Stylistically, space’s enormity vies with and simultaneously complements the severity of the predicament of space travel novice, Dr. Ryan Stone (Sandra Bullock). The larger and more empty the landscape, the greater and more dramatic the immersive shift to the hard realities seen from the interior viewpoint inside her space helmet. At risk of coming off claustrophobic in a film where the majority of the scenes have the actors inside their helmets, Cuaron and company hold sway over the project. It’s ironic that the film is presenting new systems of technical virtuosity almost incidentally. You’ll be so immersed in both beautiful and terrifying images, you’ll eventually stop trying to figure out how Cuaron pulled this off. Starting with a dazzling 13-minute opening single shot, you soon realize the film isn’t so much out to test technologies as to test our ability to withstand anxiety, and perhaps, to test our souls.

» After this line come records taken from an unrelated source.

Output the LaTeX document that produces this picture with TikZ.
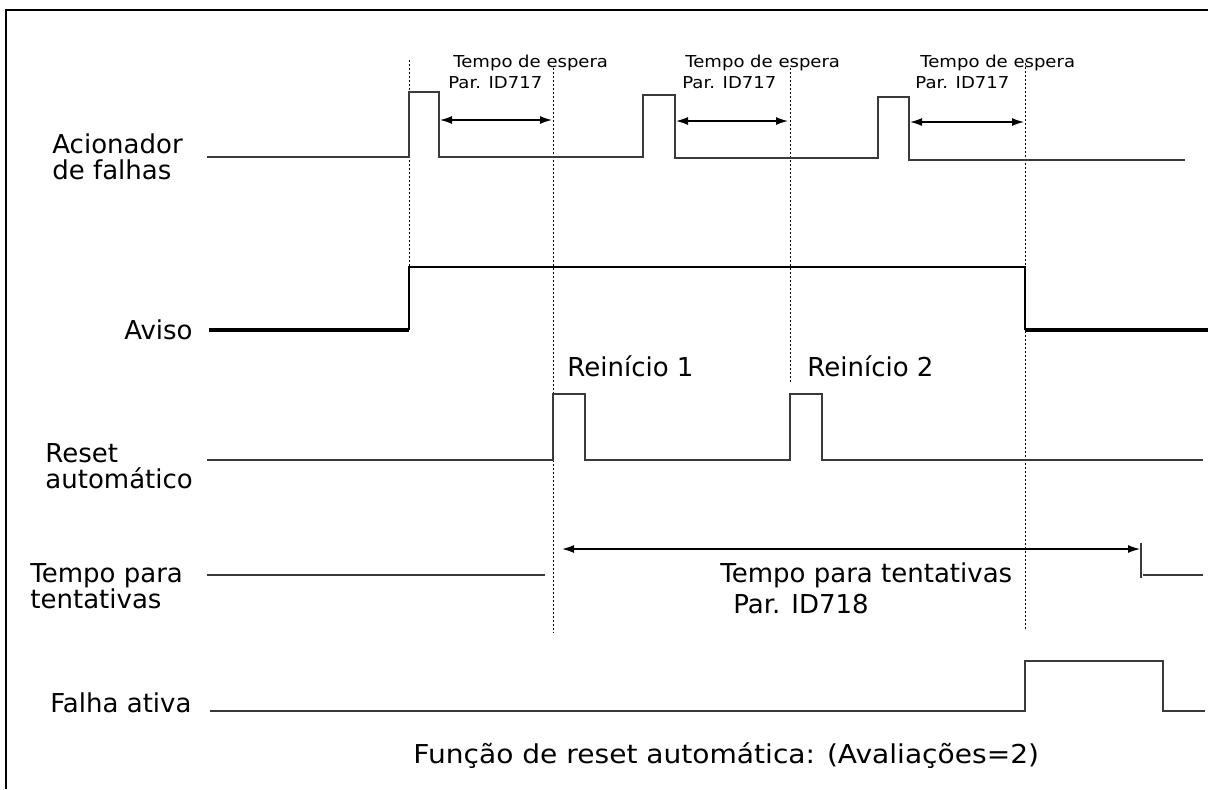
\documentclass[tikz,border=0pt]{standalone}
\usepackage{fontspec}
\setmainfont{DejaVu Sans}
\newfontfamily\widefont[FakeStretch=1.1]{DejaVu Sans}
\newfontfamily\capfont[FakeStretch=1.08]{DejaVu Sans}
\usetikzlibrary{arrows.meta,positioning}
\definecolor{trace}{HTML}{3A3A3A}

\begin{document}
\begin{tikzpicture}[x=0.5pt,y=-0.5pt,
    sig/.style={draw=trace,line width=0.8pt},
    sigbold/.style={draw=black,line width=1.6pt},
    guide/.style={draw=black,line width=0.5pt,dash pattern=on 1pt off 1pt},
    span/.style={draw=black,line width=0.7pt,{Latex[length=6pt,width=4pt]}-{Latex[length=6pt,width=4pt]}},
    lbl/.style={inner sep=0pt,font=\fontsize{13}{13}\selectfont},
    small/.style={inner sep=0pt,font=\widefont\fontsize{8.2}{10}\selectfont}]
  \useasboundingbox (0,0) rectangle (1208,789);

  % frame
  \draw[line width=1pt] (6,789) -- (6,10) -- (1208,10);

  % signal names
  \node[lbl,align=left,anchor=west] (trig) at (52,157) {Acionador\\de falhas};
  \node[lbl,anchor=base east] (warn) at (193,339) {Aviso};
  \node[lbl,align=left,anchor=west] (reset) at (45,466) {Reset\\automático};
  \node[lbl,align=left,anchor=west] (trial) at (30,586) {Tempo para\\tentativas};
  \node[lbl,anchor=base west] (fault) at (50,712) {Falha ativa};

  % guide lines
  \draw[guide] (409,60) -- (409,267);
  \draw[guide] (553,68) -- (553,633);
  \draw[guide] (790,68) -- (790,382);
  \draw[guide] (1025,63) -- (1025,630);

  % fault trigger
  \draw[sig] (207,157) -- (409,157) -- (409,92) -- (439,92) -- (439,157)
    -- (643,157) -- (643,95) -- (675,95) -- (675,158)
    -- (878,158) -- (878,97) -- (909,97) -- (909,160) -- (1185,160);

  % wait time
  \foreach \xa/\xb/\yy/\i in {440/552/120/1,676/788/121/2,910/1024/122/3}{
    \coordinate (w\i a) at (\xa,\yy);
    \coordinate (w\i b) at (\xb,\yy);
    \draw[span] (w\i a) -- (w\i b);
  }
  \node[small,anchor=base west] (wt1) at (453,67) {Tempo de espera};
  \node[small,anchor=base west] (wp1) at (448,88) {Par. ID717};
  \node[small,anchor=base west] (wt2) at (685,67) {Tempo de espera};
  \node[small,anchor=base west] (wp2) at (682,88) {Par. ID717};
  \node[small,anchor=base west] (wt3) at (920,67) {Tempo de espera};
  \node[small,anchor=base west] (wp3) at (915,88) {Par. ID717};

  % warning
  \draw[sigbold] (209,330) -- (409,330);
  \draw[sig,draw=black] (409,330) -- (409,267) -- (1025,267) -- (1025,330);
  \draw[sigbold] (1025,330) -- (1208,330);

  % auto reset
  \node[lbl,anchor=base west] (r1) at (567,376) {Reinício 1};
  \node[lbl,anchor=base west] (r2) at (807,376) {Reinício 2};
  \draw[sig] (207,460) -- (553,460) -- (553,394) -- (585,394) -- (585,460)
    -- (790,460) -- (790,394) -- (822,394) -- (822,460) -- (1203,460);

  % trial time
  \draw[sig] (207,575) -- (545,575);
  \coordinate (ta) at (562,549);
  \coordinate (tb) at (1140,549);
  \draw[span] (ta) -- (tb);
  \draw[sig] (1141,543) -- (1141,578);
  \draw[sig] (1143,575) -- (1203,575);
  \node[lbl,anchor=base west] (tt) at (720,582) {Tempo para tentativas};
  \node[lbl,anchor=base west] (tp) at (733,613) {Par. ID718};

  % active fault
  \draw[sig] (210,711) -- (1025,711) -- (1025,661) -- (1163,661) -- (1163,711) -- (1205,711);

  % caption
  \node[lbl,font=\capfont\fontsize{13}{13}\selectfont,anchor=base west] (cap) at (413,763) {Função de reset automática: (Avaliações=2)};
\end{tikzpicture}
\end{document}
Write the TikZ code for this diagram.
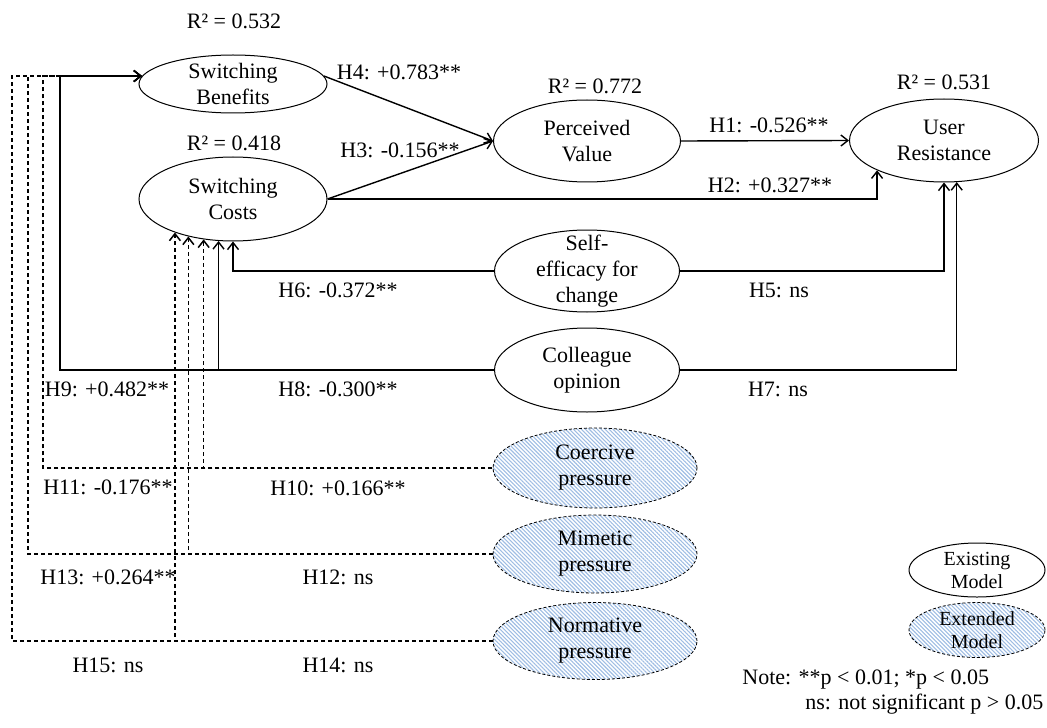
\documentclass[tikz,border=0pt]{standalone}
\usepackage{fontspec}
\setmainfont{Liberation Serif}
\usetikzlibrary{shapes.geometric,arrows.meta,patterns.meta}
\definecolor{hatch}{HTML}{9FBDE3}
\begin{document}
\begin{tikzpicture}[x=0.5pt,y=-0.5pt,
  font=\fontsize{11}{13}\selectfont,
  ell/.style={ellipse,draw,line width=0.5pt,inner sep=0pt},
  ext/.style={ell,dash pattern=on 1.5pt off 1pt,line width=0.4pt,
    pattern={Lines[angle=-45,distance=1.4pt,line width=0.55pt]},pattern color=hatch},
  txt/.style={align=center,inner sep=0pt},
  lab/.style={inner sep=0pt},
  arr/.style={line width=0.7pt,-{Straight Barb[length=3.5pt,width=5.5pt]}},
  darr/.style={arr,line width=0.75pt,dash pattern=on 2pt off 1.5pt},
  legtxt/.style={txt,font=\fontsize{10}{11.5}\selectfont}
]
\useasboundingbox (0,0) rectangle (1047,727);

% existing model constructs
\node[ell,minimum width=94pt,minimum height=29pt,label={[txt]center:Switching\\Benefits}] (sb) at (233,84) {};
\node[ell,minimum width=94pt,minimum height=42pt,label={[txt]center:Switching\\Costs}] (sc) at (233,199) {};
\node[ell,minimum width=93.5pt,minimum height=41pt,label={[txt]center:Perceived\\Value}] (pv) at (587,141) {};
\node[ell,minimum width=94.5pt,minimum height=41.5pt,label={[txt]center:User\\Resistance}] (ur) at (944,140.5) {};
\node[ell,minimum width=92.5pt,minimum height=41pt,label={[txt]center:Self-\\efficacy for\\change}] (se) at (587,271) {};
\node[ell,minimum width=92.5pt,minimum height=42pt,label={[txt]center:Colleague\\opinion}] (co) at (587,370) {};

% extended model constructs
\node[ext,minimum width=102pt,minimum height=40pt,label={[txt]center:Coercive\\pressure}] (cp) at (595,468) {};
\node[ext,minimum width=102pt,minimum height=39pt,label={[txt]center:Mimetic\\pressure}] (mp) at (595,554) {};
\node[ext,minimum width=102pt,minimum height=38.5pt,label={[txt]center:Normative\\pressure}] (np) at (595,641) {};

% legend
\node[ell,minimum width=68pt,minimum height=27pt,label={[legtxt]center:Existing\\Model}] (lex) at (977,570) {};
\node[ext,minimum width=68pt,minimum height=27.5pt,label={[legtxt]center:Extended\\Model}] (lext) at (977,630) {};

% R squared
\node[lab] (r1) at (234,21) {R² = 0.532};
\node[lab] (r2) at (234,143) {R² = 0.418};
\node[lab] (r3) at (595,86) {R² = 0.772};
\node[lab] (r4) at (944,82) {R² = 0.531};

% trunk x positions
\coordinate (x12) at (12,0);
\coordinate (x28) at (28,0);
\coordinate (x43) at (43,0);
\coordinate (x60) at (60,0);

% solid paths
\draw[arr] (sb.5) -- (pv.west);
\draw[arr] (sc.east) -- (pv.west);
\draw[arr] (pv.east) -- (ur.west);
\draw[arr] (sc.east) -| (ur.204.85);
\draw[arr] (se.east) -| (ur.south);
\draw[arr] (co.east) -| (ur.287.6);
\draw[arr] (se.west) -| (sc.south);
\draw[arr] (co.west) -| (sc.251.4);
\draw[arr] (co.west) -| (sb.175 -| x60) -- (sb.175);

% dashed paths
\draw[darr] (cp.west) -| (sb.175 -| x43) -- (sb.175);
\draw[darr] (cp.west) -| (sc.234.1);
\draw[darr] (mp.west) -| (sb.175 -| x28) -- (sb.175);
\draw[darr] (mp.west) -| (sc.220.1);
\draw[darr] (np.west) -| (sb.175 -| x12) -- (sb.175);
\draw[darr] (np.west) -| (sc.210.4);

% path labels
\node[lab] (h4) at (399,72) {H4: +0.783**};
\node[lab] (h3) at (400,150) {H3: -0.156**};
\node[lab] (h1) at (769,125) {H1: -0.526**};
\node[lab] (h2) at (770,185) {H2: +0.327**};
\node[lab] (h5) at (779,290) {H5: ns};
\node[lab] (h6) at (338,290) {H6: -0.372**};
\node[lab] (h8) at (338,389) {H8: -0.300**};
\node[lab] (h7) at (778,389) {H7: ns};
\node[lab] (h9) at (107,389) {H9: +0.482**};
\node[lab] (h10) at (338,488) {H10: +0.166**};
\node[lab] (h11) at (108,487) {H11: -0.176**};
\node[lab] (h12) at (338,577) {H12: ns};
\node[lab] (h13) at (108,577) {H13: +0.264**};
\node[lab] (h14) at (338,665) {H14: ns};
\node[lab] (h15) at (108,665) {H15: ns};

% note
\node[lab,anchor=base west] (n1) at (742,684) {Note: **p < 0.01; *p < 0.05};
\node[lab,anchor=base west] (n2) at (805,709) {ns: not significant p > 0.05};
\end{tikzpicture}
\end{document}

On hand as a razzing, lovable, yet do-or-die, no-nonsense commander, is Matt Kowalski (George Clooney). He tells Stone she’s the real deal on the mission; he just “drives the bus.” When the bus breaks down due to hurtling debris, Kowalski alternates his supportive, inspirational slaps on the back with valuable advice for survival. As an excellent Bullock takes over the movie, Stone’s choices resonate a struggle between self-doubt and confidence. No matter how overwhelming the simulated space portrayed, there’s always a human center.
Like space itself, Gravity never clobbers us but goes about its business quietly and eerily. It’s a special achievement that Cuaron (Children of Men, Harry Potter and The Prisoner of Azkaban, and the marvelous Y Tu Mama Tambien)
is able to marry comic-strip and arthouse interests. Special effects whiz Tim Webber, cinematographer Emmanuel Lubezki, and composer Steven Price, who knows the value of understating, all contribute beautifully.
A title card at Gravity’s beginnjng reads, “There is nothing to carry sound. No air pressure. No oxygen. Life in space is impossible.” With Gravity, Alfonso Cuaron, like in all pure cinematic art, makes the impossible possible.